--- START OF Input material ---

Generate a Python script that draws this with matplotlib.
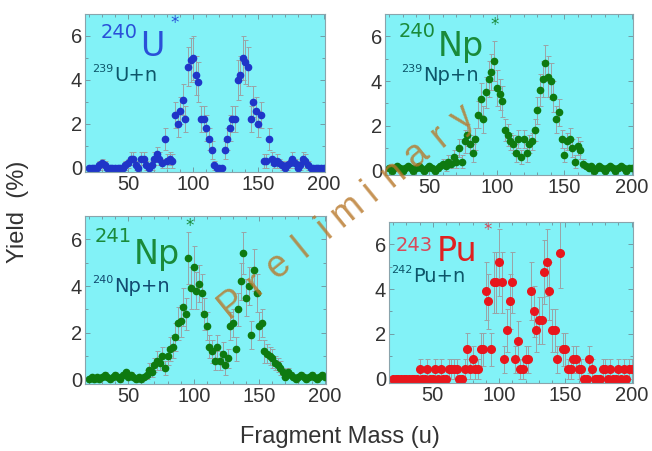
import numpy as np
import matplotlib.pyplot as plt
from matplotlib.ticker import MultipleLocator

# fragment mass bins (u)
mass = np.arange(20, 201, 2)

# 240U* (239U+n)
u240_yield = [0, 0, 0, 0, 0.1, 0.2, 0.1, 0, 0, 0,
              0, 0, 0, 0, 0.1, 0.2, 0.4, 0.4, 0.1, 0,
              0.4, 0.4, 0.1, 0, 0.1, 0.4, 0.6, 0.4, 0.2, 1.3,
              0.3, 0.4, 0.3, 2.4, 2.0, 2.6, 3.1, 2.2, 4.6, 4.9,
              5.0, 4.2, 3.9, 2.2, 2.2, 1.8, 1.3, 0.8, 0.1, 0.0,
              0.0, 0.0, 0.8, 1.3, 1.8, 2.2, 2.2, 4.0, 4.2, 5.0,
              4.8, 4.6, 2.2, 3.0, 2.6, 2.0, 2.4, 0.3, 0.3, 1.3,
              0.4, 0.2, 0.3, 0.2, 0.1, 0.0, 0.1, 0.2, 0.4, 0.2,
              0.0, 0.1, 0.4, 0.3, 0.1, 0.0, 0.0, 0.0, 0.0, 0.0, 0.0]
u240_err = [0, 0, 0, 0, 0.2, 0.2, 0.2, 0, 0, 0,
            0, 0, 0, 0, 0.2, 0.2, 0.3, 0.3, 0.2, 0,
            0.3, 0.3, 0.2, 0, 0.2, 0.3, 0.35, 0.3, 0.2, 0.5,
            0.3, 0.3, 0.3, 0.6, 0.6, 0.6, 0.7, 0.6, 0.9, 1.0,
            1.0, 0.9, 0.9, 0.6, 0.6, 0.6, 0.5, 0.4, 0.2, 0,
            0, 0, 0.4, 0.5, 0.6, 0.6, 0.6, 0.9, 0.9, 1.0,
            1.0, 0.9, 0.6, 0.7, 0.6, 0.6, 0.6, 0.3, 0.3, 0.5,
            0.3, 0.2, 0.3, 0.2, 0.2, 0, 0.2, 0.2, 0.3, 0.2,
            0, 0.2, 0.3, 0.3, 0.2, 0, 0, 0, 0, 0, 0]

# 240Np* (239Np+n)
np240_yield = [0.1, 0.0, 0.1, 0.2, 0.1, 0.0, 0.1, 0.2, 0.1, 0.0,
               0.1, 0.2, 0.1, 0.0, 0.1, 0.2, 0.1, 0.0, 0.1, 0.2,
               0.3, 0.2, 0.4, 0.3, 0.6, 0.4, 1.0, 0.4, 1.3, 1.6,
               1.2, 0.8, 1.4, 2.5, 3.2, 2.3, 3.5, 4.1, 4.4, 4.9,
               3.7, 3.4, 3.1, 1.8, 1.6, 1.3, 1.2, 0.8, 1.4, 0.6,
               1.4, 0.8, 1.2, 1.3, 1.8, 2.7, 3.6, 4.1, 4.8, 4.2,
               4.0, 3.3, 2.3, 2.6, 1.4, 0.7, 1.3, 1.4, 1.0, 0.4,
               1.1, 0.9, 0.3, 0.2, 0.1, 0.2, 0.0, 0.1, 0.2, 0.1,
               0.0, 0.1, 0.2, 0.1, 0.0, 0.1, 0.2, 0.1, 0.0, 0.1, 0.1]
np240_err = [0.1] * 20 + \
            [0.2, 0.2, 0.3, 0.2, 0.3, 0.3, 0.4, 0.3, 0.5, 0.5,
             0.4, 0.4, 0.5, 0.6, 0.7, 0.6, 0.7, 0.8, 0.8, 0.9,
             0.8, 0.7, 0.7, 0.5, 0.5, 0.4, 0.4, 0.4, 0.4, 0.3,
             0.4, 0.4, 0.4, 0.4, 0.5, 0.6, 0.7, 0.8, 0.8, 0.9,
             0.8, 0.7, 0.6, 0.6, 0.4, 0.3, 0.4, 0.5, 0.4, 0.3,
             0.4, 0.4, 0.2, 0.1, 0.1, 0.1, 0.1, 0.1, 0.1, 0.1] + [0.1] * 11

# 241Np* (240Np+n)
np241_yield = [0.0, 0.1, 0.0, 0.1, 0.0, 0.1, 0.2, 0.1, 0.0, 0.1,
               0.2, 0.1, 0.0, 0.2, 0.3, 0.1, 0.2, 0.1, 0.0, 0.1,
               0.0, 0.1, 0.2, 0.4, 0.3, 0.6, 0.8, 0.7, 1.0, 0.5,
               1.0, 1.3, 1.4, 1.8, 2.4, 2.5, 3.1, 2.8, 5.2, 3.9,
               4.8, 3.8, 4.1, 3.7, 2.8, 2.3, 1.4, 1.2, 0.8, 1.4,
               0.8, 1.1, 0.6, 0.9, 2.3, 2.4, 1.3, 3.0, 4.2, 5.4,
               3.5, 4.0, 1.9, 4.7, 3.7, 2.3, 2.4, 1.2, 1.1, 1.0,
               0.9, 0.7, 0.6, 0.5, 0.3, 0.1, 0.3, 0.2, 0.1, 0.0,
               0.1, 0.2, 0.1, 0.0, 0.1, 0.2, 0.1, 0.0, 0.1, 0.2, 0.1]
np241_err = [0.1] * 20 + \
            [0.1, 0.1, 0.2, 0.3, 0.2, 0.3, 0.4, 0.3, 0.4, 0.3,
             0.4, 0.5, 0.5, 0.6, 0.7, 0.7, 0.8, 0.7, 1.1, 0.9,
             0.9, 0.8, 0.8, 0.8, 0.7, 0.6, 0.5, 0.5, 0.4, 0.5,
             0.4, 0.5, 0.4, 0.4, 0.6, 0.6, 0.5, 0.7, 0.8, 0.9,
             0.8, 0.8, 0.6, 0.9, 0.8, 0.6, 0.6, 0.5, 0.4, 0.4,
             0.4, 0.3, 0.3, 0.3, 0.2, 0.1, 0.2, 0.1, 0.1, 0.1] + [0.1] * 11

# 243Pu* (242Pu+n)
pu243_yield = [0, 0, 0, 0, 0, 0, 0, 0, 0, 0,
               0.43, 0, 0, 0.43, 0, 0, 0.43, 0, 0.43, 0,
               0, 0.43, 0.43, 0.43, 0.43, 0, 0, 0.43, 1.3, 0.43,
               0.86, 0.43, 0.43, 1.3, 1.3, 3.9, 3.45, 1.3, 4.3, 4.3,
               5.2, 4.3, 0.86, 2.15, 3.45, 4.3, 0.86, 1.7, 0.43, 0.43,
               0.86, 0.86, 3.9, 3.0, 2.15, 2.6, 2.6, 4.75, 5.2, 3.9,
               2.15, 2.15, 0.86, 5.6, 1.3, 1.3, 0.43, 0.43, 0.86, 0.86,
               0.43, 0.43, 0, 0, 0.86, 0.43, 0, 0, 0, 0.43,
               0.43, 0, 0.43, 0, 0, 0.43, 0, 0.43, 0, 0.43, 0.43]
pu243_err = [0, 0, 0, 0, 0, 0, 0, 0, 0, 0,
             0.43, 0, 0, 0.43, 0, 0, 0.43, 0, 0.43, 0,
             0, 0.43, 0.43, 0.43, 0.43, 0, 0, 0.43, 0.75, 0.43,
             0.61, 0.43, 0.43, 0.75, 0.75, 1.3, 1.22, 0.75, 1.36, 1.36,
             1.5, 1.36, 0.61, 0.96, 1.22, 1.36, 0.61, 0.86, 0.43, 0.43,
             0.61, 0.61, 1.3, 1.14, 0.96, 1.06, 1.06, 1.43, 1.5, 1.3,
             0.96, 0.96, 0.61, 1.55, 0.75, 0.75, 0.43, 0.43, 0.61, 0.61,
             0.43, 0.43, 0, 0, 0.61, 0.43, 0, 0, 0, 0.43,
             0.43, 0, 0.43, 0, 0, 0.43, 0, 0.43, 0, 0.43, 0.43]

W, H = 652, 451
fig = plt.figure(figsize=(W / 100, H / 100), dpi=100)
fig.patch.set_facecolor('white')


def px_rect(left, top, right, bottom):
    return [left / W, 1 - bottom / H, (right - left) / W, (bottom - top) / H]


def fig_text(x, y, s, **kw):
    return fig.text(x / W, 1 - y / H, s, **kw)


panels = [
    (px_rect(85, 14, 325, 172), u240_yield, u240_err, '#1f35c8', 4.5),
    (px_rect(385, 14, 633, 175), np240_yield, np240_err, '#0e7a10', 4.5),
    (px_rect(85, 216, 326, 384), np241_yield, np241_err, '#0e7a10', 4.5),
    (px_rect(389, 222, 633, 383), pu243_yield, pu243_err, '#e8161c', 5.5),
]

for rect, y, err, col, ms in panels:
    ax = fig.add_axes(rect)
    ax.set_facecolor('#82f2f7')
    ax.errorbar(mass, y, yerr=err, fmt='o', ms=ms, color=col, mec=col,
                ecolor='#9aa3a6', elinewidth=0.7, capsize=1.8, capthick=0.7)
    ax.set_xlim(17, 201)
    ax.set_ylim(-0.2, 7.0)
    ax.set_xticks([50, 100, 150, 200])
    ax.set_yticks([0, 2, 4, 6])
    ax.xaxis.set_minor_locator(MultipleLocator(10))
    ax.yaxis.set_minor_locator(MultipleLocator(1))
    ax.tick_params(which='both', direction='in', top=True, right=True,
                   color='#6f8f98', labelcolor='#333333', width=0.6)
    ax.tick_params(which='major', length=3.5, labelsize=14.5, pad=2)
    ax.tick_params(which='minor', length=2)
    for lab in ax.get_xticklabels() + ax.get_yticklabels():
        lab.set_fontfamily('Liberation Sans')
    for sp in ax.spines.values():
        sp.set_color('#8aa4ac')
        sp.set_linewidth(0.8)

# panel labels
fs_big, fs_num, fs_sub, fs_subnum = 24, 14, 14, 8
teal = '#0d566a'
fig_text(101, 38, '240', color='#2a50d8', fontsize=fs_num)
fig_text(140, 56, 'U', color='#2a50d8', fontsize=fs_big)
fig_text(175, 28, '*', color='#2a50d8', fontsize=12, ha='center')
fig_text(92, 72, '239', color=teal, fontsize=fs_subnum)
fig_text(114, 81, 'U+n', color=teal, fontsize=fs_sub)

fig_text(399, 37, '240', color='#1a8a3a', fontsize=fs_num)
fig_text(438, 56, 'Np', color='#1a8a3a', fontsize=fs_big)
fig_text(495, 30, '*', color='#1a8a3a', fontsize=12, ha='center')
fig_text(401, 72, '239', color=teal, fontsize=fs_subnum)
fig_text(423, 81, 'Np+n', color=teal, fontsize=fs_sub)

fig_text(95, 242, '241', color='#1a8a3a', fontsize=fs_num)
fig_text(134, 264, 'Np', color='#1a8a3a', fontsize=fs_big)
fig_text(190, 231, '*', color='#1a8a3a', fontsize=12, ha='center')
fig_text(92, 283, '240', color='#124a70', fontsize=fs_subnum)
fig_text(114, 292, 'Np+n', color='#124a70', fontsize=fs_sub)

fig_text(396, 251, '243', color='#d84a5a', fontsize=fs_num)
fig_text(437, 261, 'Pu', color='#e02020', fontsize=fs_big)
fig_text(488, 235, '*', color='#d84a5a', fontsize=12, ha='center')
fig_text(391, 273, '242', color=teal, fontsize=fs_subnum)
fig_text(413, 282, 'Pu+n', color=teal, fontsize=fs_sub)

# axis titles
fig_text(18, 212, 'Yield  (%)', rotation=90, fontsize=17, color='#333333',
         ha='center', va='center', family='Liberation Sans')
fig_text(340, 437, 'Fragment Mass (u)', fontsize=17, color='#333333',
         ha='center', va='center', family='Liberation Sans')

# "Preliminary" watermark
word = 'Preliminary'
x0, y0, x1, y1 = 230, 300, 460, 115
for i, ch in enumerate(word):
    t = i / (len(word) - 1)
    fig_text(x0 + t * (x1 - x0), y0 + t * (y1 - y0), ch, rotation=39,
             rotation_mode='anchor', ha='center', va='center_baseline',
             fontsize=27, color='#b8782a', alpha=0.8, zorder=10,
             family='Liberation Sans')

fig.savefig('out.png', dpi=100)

--- END OF Input material ---
--- START OF Input material ---

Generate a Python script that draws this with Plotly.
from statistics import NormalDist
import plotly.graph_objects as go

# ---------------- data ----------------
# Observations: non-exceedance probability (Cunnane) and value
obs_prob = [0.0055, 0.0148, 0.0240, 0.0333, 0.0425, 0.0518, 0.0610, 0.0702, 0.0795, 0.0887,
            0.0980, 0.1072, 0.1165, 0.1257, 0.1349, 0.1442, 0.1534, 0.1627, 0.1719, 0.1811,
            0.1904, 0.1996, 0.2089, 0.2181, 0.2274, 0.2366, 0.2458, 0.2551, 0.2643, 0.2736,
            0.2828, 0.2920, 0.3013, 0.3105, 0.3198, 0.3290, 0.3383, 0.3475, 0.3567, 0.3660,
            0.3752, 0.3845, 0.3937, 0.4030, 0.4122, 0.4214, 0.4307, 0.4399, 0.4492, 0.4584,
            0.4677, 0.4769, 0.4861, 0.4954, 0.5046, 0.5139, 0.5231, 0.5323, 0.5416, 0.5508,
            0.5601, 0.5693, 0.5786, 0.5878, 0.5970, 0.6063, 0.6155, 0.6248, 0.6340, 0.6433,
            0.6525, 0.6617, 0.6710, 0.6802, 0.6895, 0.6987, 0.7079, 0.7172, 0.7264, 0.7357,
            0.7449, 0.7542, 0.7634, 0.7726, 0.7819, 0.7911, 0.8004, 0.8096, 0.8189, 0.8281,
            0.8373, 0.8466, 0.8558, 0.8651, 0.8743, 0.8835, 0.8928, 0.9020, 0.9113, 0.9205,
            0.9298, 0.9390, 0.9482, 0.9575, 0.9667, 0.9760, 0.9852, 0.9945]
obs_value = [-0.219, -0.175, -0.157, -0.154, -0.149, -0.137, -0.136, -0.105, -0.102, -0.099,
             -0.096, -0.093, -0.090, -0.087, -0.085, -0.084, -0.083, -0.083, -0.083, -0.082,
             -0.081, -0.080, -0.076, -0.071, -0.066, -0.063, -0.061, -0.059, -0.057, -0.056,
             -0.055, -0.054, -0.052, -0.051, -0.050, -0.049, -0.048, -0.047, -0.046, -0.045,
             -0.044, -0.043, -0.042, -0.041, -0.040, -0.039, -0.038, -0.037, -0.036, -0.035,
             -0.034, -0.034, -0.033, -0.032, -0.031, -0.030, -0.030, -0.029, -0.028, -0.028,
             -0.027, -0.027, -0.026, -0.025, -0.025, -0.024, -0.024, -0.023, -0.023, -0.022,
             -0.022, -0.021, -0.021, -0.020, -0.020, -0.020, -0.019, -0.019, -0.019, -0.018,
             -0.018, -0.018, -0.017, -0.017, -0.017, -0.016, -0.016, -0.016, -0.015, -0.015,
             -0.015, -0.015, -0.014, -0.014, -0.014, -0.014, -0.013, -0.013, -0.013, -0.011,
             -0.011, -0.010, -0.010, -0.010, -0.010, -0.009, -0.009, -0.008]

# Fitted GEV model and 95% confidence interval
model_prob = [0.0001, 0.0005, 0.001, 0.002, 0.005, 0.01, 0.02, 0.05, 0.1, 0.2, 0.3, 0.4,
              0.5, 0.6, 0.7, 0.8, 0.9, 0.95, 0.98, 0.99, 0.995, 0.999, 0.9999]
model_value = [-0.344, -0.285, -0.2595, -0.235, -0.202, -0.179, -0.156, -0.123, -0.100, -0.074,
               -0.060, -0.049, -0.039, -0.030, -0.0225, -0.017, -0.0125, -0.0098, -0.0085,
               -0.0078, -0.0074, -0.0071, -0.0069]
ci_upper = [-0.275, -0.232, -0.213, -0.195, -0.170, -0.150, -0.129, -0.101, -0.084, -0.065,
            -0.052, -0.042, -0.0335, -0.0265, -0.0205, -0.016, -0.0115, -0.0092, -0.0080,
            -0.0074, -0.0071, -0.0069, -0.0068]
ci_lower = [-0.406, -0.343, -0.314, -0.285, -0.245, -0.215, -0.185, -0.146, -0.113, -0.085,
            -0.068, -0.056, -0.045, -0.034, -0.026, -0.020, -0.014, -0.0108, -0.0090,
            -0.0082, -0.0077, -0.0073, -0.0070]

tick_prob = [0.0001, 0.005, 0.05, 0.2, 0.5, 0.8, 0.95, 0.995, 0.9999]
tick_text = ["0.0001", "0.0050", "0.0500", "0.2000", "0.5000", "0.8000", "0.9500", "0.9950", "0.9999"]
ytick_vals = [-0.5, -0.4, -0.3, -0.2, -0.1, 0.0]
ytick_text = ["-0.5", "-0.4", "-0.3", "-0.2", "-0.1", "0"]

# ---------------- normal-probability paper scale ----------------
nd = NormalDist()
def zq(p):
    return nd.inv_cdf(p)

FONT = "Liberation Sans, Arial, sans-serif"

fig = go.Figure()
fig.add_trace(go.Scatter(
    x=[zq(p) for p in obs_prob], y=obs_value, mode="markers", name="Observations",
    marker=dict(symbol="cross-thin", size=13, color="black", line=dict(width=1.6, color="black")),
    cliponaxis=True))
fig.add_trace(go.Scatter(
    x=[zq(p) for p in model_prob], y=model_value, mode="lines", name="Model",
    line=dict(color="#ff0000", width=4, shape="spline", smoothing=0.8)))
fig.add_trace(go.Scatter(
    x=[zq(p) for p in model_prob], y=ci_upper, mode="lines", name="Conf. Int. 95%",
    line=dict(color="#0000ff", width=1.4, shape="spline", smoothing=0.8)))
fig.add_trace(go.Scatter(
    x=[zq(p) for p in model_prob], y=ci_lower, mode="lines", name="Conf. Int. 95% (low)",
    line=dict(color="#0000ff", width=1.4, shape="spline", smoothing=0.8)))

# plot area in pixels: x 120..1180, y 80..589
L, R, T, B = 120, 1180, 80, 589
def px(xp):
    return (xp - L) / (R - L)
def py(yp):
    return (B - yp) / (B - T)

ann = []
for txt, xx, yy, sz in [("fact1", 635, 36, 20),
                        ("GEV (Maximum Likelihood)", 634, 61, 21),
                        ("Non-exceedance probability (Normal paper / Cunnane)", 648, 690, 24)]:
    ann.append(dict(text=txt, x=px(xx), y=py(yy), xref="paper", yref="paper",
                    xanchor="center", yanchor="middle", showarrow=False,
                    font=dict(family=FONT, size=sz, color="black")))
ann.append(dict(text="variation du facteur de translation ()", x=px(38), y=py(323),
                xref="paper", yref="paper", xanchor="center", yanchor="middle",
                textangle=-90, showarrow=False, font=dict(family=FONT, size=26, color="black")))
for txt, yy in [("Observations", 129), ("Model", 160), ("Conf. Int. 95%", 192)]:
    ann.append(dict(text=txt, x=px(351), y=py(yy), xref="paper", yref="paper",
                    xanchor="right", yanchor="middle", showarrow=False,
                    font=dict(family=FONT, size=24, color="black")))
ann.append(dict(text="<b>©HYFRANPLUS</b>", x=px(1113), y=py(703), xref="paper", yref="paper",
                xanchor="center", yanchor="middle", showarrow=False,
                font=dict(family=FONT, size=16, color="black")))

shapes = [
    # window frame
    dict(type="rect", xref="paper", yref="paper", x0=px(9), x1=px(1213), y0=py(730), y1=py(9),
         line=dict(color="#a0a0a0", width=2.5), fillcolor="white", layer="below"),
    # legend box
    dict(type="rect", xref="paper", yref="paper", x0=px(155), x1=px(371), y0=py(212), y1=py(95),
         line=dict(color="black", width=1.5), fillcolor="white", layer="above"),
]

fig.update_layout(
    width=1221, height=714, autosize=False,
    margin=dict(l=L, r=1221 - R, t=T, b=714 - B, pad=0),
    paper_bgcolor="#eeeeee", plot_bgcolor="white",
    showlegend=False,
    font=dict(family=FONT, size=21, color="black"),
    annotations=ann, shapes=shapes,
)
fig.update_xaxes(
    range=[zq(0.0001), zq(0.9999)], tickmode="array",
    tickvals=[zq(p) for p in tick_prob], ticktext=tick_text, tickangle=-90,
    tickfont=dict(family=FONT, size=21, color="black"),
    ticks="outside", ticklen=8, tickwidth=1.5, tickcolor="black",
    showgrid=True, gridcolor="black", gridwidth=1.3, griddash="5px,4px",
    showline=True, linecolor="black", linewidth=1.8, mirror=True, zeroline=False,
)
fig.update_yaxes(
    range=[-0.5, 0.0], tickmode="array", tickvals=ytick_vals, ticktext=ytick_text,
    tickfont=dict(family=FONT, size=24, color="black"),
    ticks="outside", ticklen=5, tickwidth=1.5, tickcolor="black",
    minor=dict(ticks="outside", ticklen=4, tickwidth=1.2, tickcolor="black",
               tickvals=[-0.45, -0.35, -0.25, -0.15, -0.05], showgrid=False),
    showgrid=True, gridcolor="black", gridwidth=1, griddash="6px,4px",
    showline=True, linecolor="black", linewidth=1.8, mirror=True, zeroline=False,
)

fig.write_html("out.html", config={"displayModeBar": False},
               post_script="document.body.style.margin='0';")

--- END OF Input material ---

- [Aim of the task]: Above are some entries. Restate word for word the lines from the one holding "Generate a Python script that draws this with matplotlib." through the one holding "mass = np.arange(20, 201, 2)", but not the pictures.

- [Exercise response]:
Generate a Python script that draws this with matplotlib.
import numpy as np
import matplotlib.pyplot as plt
from matplotlib.ticker import MultipleLocator

# fragment mass bins (u)
mass = np.arange(20, 201, 2)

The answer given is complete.